In his campaign for re-election in 1944, Roosevelt argued that the United Nations had to be able to commit people to military action, "to keep the peace by force, if necessary" rather than wait for consultations, discussions and debates. He likened the latter to a local police force calling a town meeting before stopping a burglary. "It is clear," he said, "that if the world organization is to have any reality at all, our American representative must be endowed in advance by the people themselves, by constitutional means through their representatives in the Congress, with authority to act."
Beginning in September 1944, at the Dumbarton Oaks mansion in Washington D.C., representatives of the Soviet Union, Britain, the U.S. and China agreed on the structure of the UN. The purpose of the United Nations, it was declared, would be:
1. To maintain international peace and security; and to that end to take effective collective measures for the prevention and removal of threats to the peace and the suppression of acts of aggression or other breaches of the peace, and to bring about by peaceful means adjustment or settlement of international disputes which may lead to a breach of the peace;
2. To develop friendly relations among nations and to take other appropriate measures to strengthen universal peace;
3. To achieve international cooperation in the solution of international economic, social and other humanitarian problems; and
4. To afford a center for harmonizing the actions of nations in the achievement of these common ends.

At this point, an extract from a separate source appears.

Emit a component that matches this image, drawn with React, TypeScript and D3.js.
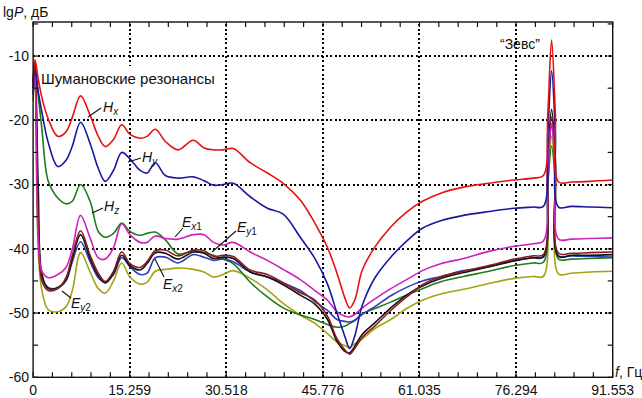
import * as d3 from 'd3'

// frequency grid, Hz
const freqs = [
  0, 0.3, 0.8, 1.4, 2.4, 3.9, 5.2, 6.2, 7.5, 9.0, 10.3, 11.4, 12.7, 14.0, 15.3, 16.9, 18.0, 19.3, 20.9, 22.9,
  25.3, 27.0, 28.5, 30.0, 31.6, 34.3, 37.0, 39.5, 42.2, 44.5, 46.5, 48.0, 49.3, 50.0, 50.8, 52.0, 54.0, 56.5,
  59.0, 61.5, 64.5, 68.0, 72.0, 76.0, 79.0, 80.6, 81.3, 81.9, 82.5, 83.0, 85.0, 88.0, 91.55,
]

const hx = [
  -14, -10.6, -13.5, -16.5, -19.8, -22.5, -21.8, -19.5, -16.2, -19.2, -22.5, -24.1, -23.0, -20.7, -22.2, -22.8,
  -22.5, -21.4, -23.3, -24.6, -23.1, -24.3, -24.6, -24.6, -24.4, -26.6, -28.2, -29.8, -32.4, -36.0, -39.8, -43.8,
  -47.8, -49.2, -48.0, -43.3, -39.7, -36.6, -34.3, -32.6, -31.3, -30.4, -29.8, -29.3, -29.0, -28.6, -19, -7.5,
  -19, -29.6, -29.6, -29.5, -29.3,
]
const hy = [
  -15, -12.2, -15.5, -18.8, -23.5, -27.2, -26.2, -24.0, -20.3, -23.6, -27.5, -29.5, -27.8, -25.0, -26.0, -27.8,
  -28.2, -26.6, -28.6, -29.0, -28.8, -29.4, -30.1, -30.0, -29.8, -31.9, -33.7, -34.6, -38.2, -41.5, -45.5, -50.0,
  -53.8, -55.5, -53.6, -48.8, -44.5, -41.3, -38.8, -36.8, -35.6, -34.8, -34.2, -33.7, -33.5, -33.4, -22, -12.3,
  -22, -33.5, -33.4, -33.5, -33.6,
]
const hz = [
  -14, -11.5, -16, -21.5, -29.5, -32.1, -33.0, -32.6, -30.0, -32.6, -37.3, -38.2, -37.6, -36.0, -37.3, -37.9,
  -37.6, -37.4, -38.6, -40.8, -40.3, -40.6, -41.0, -41.6, -42.3, -45.2, -47.5, -49.2, -50.3, -51.0, -51.8, -52.2,
  -52.0, -51.6, -51.2, -50.1, -49.3, -48.3, -47.2, -46.2, -45.1, -44.3, -43.5, -42.6, -42.2, -42.1, -30, -24,
  -30, -41.6, -41.6, -41.5, -41.4,
]
const ex1 = [
  -16, -12.5, -38, -43.5, -44.5, -44.0, -42.9, -40.0, -34.8, -38.3, -41.4, -41.6, -39.8, -36.1, -37.8, -39.0,
  -39.0, -38.0, -38.4, -38.5, -37.8, -37.8, -39.0, -39.4, -39.0, -40.5, -41.8, -43.2, -44.8, -46.5, -48.0, -49.8,
  -50.5, -50.6, -50.2, -49.2, -47.8, -46.2, -44.8, -43.4, -42.3, -41.5, -40.4, -39.6, -39.2, -38.8, -28, -20.5,
  -28, -38.5, -38.5, -38.4, -38.3,
]
const ey1 = [
  -15, -11.5, -36, -45.0, -46.5, -46.2, -44.5, -41.0, -37.2, -41.0, -43.8, -45.1, -43.5, -40.5, -42.3, -42.9,
  -42.0, -40.3, -40.2, -41.1, -40.2, -40.3, -41.2, -41.0, -41.2, -43.3, -44.0, -45.3, -46.8, -48.0, -50.5, -54.0,
  -55.8, -56.4, -55.5, -53.8, -52.0, -49.6, -47.5, -45.6, -44.3, -43.5, -42.6, -41.6, -41.1, -40.9, -27, -19.5,
  -27, -40.7, -40.7, -40.6, -40.5,
]
const eBlack = [
  -14, -10.8, -30, -44.0, -46.2, -46.0, -44.8, -41.5, -37.8, -41.5, -44.2, -45.3, -43.8, -41.0, -42.6, -43.3,
  -42.3, -40.6, -40.7, -41.6, -40.5, -40.7, -41.5, -41.3, -41.5, -43.6, -44.4, -45.6, -47.2, -48.6, -51.0, -54.4,
  -56.0, -56.2, -55.2, -53.3, -51.5, -49.2, -47.2, -45.8, -44.6, -43.7, -42.8, -41.9, -41.4, -41.2, -26, -18.3,
  -26, -41.2, -41.0, -41.0, -40.9,
]
const ex2 = [
  -16, -13, -34, -44.5, -46.0, -46.1, -45.0, -42.0, -38.9, -42.0, -44.5, -45.2, -44.0, -41.4, -42.8, -44.0,
  -43.8, -41.4, -41.3, -42.2, -40.9, -41.3, -41.8, -41.6, -42.0, -43.6, -44.4, -45.3, -46.5, -48.2, -49.6, -51.0,
  -51.3, -51.4, -51.1, -50.2, -49.0, -47.3, -46.0, -45.0, -44.3, -43.4, -42.8, -41.8, -41.4, -41.3, -27, -21,
  -27, -41.1, -41.1, -41.2, -41.3,
]
const ey2 = [
  -17, -13, -40, -46.5, -49.5, -49.8, -49.0, -46.5, -40.6, -43.6, -46.2, -46.9, -45.0, -42.2, -44.4, -45.5,
  -45.2, -43.5, -43.2, -43.0, -43.2, -43.6, -44.4, -44.0, -43.4, -44.6, -46.4, -48.5, -50.3, -51.6, -53.2, -54.5,
  -55.1, -55.3, -54.8, -54.0, -52.4, -51.0, -49.3, -48.0, -47.0, -46.3, -45.4, -44.6, -44.3, -44.3, -30, -22.5,
  -30, -43.9, -43.8, -43.6, -43.5,
]

const series = [
  { key: 'Ey2', values: ey2, color: '#a3a314' },
  { key: 'Hz', values: hz, color: '#1f7a1f' },
  { key: 'Ex2', values: ex2, color: '#3040b4' },
  { key: 'black', values: eBlack, color: '#111111' },
  { key: 'Ey1', values: ey1, color: '#8c1c1c' },
  { key: 'Ex1', values: ex1, color: '#cc22bb' },
  { key: 'Hy', values: hy, color: '#1818a0' },
  { key: 'Hx', values: hx, color: '#e51212' },
]

const xTickValues = [0, 15.259, 30.518, 45.776, 61.035, 76.294, 91.553]
const yTickValues = [-10, -20, -30, -40, -50, -60]

// curve labels: base letter, subscript letter, subscript digit, text pos, leader line
const labels = [
  { base: 'H', sub: 'x', num: '', tx: 103, ty: 112, line: [88, 117, 101, 108] },
  { base: 'H', sub: 'y', num: '', tx: 142, ty: 162, line: [128, 162, 141, 158] },
  { base: 'H', sub: 'z', num: '', tx: 104, ty: 211, line: [92, 213, 103, 208] },
  { base: 'E', sub: 'x', num: '1', tx: 182, ty: 227, line: [175, 237, 183, 228] },
  { base: 'E', sub: 'y', num: '1', tx: 237, ty: 232, line: [212, 252, 236, 231] },
  { base: 'E', sub: 'x', num: '2', tx: 163, ty: 289, line: [155, 259, 164, 277] },
  { base: 'E', sub: 'y', num: '2', tx: 71, ty: 308, line: [62, 291, 71, 298] },
]

const W = 642
const H = 398
const font = '"Liberation Sans", Arial, sans-serif'

export default function App() {
  const x = d3.scaleLinear().domain([0, 91.553]).range([33.1, 612.7])
  const y = d3.scaleLinear().domain([-60, -4.7]).range([377.3, 22])
  const [x0, x1] = x.range()
  const [y0, y1] = y.range()

  const line = d3
    .line<number>()
    .x((_, i) => x(freqs[i]))
    .y((d) => y(d))
    .curve(d3.curveCatmullRom.alpha(0.5))

  const minorX = d3.range(0, 31).map((i) => (i * 91.553) / 30)
  const minorY = d3.range(-60, -4, 5)

  return (
    <div style={{ position: 'fixed', left: 0, top: 0 }}>
      <svg width={W} height={H} fontFamily={font} style={{ display: 'block', background: '#fff' }}>
        {/* grid */}
        <g stroke="#000" strokeWidth={1.6} strokeDasharray="2,2.5" shapeRendering="crispEdges">
          {yTickValues.slice(0, 5).map((v) => (
            <line key={'gy' + v} x1={x0} x2={x1} y1={Math.round(y(v))} y2={Math.round(y(v))} />
          ))}
          {xTickValues.slice(1, 6).map((v) => (
            <line key={'gx' + v} x1={Math.round(x(v))} x2={Math.round(x(v))} y1={y0} y2={y1} />
          ))}
        </g>

        <rect x={40} y={66} width={174} height={24} fill="#fff" />
        <text x={41} y={84} fontSize={15} fill="#111">
          Шумановские резонансы
        </text>
        <text x={500} y={49} fontSize={14} fill="#111">
          “Зевс”
        </text>

        {/* curves */}
        {series.map((s) => (
          <path key={s.key} d={line(s.values) ?? ''} fill="none" stroke={s.color} strokeWidth={1.6} strokeLinejoin="round" />
        ))}

        {/* frame & ticks */}
        <rect x={x0} y={y1} width={x1 - x0} height={y0 - y1} fill="none" stroke="#111" strokeWidth={1.4} />
        {minorX.map((v, i) => (
          <g key={'tx' + i}>
            <line x1={x(v)} x2={x(v)} y1={y0} y2={y0 - 5} stroke="#111" strokeWidth={1.2} />
            <line x1={x(v)} x2={x(v)} y1={y1} y2={y1 + 5} stroke="#111" strokeWidth={1.2} />
          </g>
        ))}
        {minorY.map((v) => (
          <g key={'ty' + v}>
            <line x1={x0} x2={x0 + 5} y1={y(v)} y2={y(v)} stroke="#111" strokeWidth={1.2} />
            <line x1={x1} x2={x1 - 5} y1={y(v)} y2={y(v)} stroke="#111" strokeWidth={1.2} />
          </g>
        ))}

        {/* tick labels */}
        {yTickValues.map((v) => (
          <text key={'ly' + v} x={29} y={y(v)} dy="0.35em" fontSize={14} textAnchor="end" fill="#111">
            {v}
          </text>
        ))}
        {xTickValues.map((v) => (
          <text key={'lx' + v} x={x(v)} y={395} fontSize={14} textAnchor="middle" fill="#111">
            {v === 0 ? '0' : v.toFixed(3)}
          </text>
        ))}

        {/* axis titles */}
        <text x={3} y={17} fontSize={14} fill="#111">
          lg<tspan fontStyle="italic">P</tspan>, дБ
        </text>
        <text x={615} y={377} fontSize={14} fill="#111">
          <tspan fontStyle="italic">f</tspan>, Гц
        </text>

        {/* curve labels */}
        {labels.map((l, i) => (
          <g key={'lab' + i}>
            <line x1={l.line[0]} y1={l.line[1]} x2={l.line[2]} y2={l.line[3]} stroke="#111" strokeWidth={1.1} />
            <text x={l.tx} y={l.ty} fontSize={14} fill="#111">
              <tspan fontStyle="italic">{l.base}</tspan>
              <tspan fontSize={10} dy={3} fontStyle="italic">
                {l.sub}
              </tspan>
              {l.num && <tspan fontSize={10}>{l.num}</tspan>}
            </text>
          </g>
        ))}
      </svg>
    </div>
  )
}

The principles by which this was to be realized were:
1. The Organization is based on the principle of the sovereign equality of all peace-loving states.
2. All members of the Organization undertake, in order to ensure to all of them the rights and benefits resulting from membership in the Organization, to fulfill the obligations assumed by them in accordance with the Charter.
3. All members of the Organization shall settle their disputes by peaceful means in such a manner that international peace and security are not endangered.
At the Yalta conference in February 1945, Roosevelt, Churchill, and Stalin -- the Big Three -- declared their resolve to establish the UN, with Roosevelt and Churchill both agreeing that the Ukraine and Byelorussia (republics within the Soviet Union) would be separate member states with their own vote. The Big Three agreed to the time and place of a founding meeting of the United Nations and that the UN would be led or dominated by the five major allied powers as permanent members of a Security Council -- the U.S., Soviet Union, Britain, China, and France. The question arose about some Latin American nations joining. Stalin asked how the Soviet Union could build world security with nations that had been hostile to the Soviet Union. Churchill commented about nations that had been waiting "to see who would win," and Roosevelt apologized to Stalin for having prematurely promised these nations UN membership. He added that he was doing what he could to encourage them to declare war on Germany and that they could help write the UN Charter and become initial members when they signed the UN declaration. Stalin agreed. The question arose of a conference to discuss "territorial trusteeship and dependent areas" -- in other words colonialism. Churchill became enraged, stating that as long as he was Prime Minister he would "not yield one scrap" of Britain's heritage. He was placated when the U.S. Secretary of State, Edward Stettinius, showed him a report stating that the United States opposed putting any colony into an arrangement without the consent of the colonial power involved.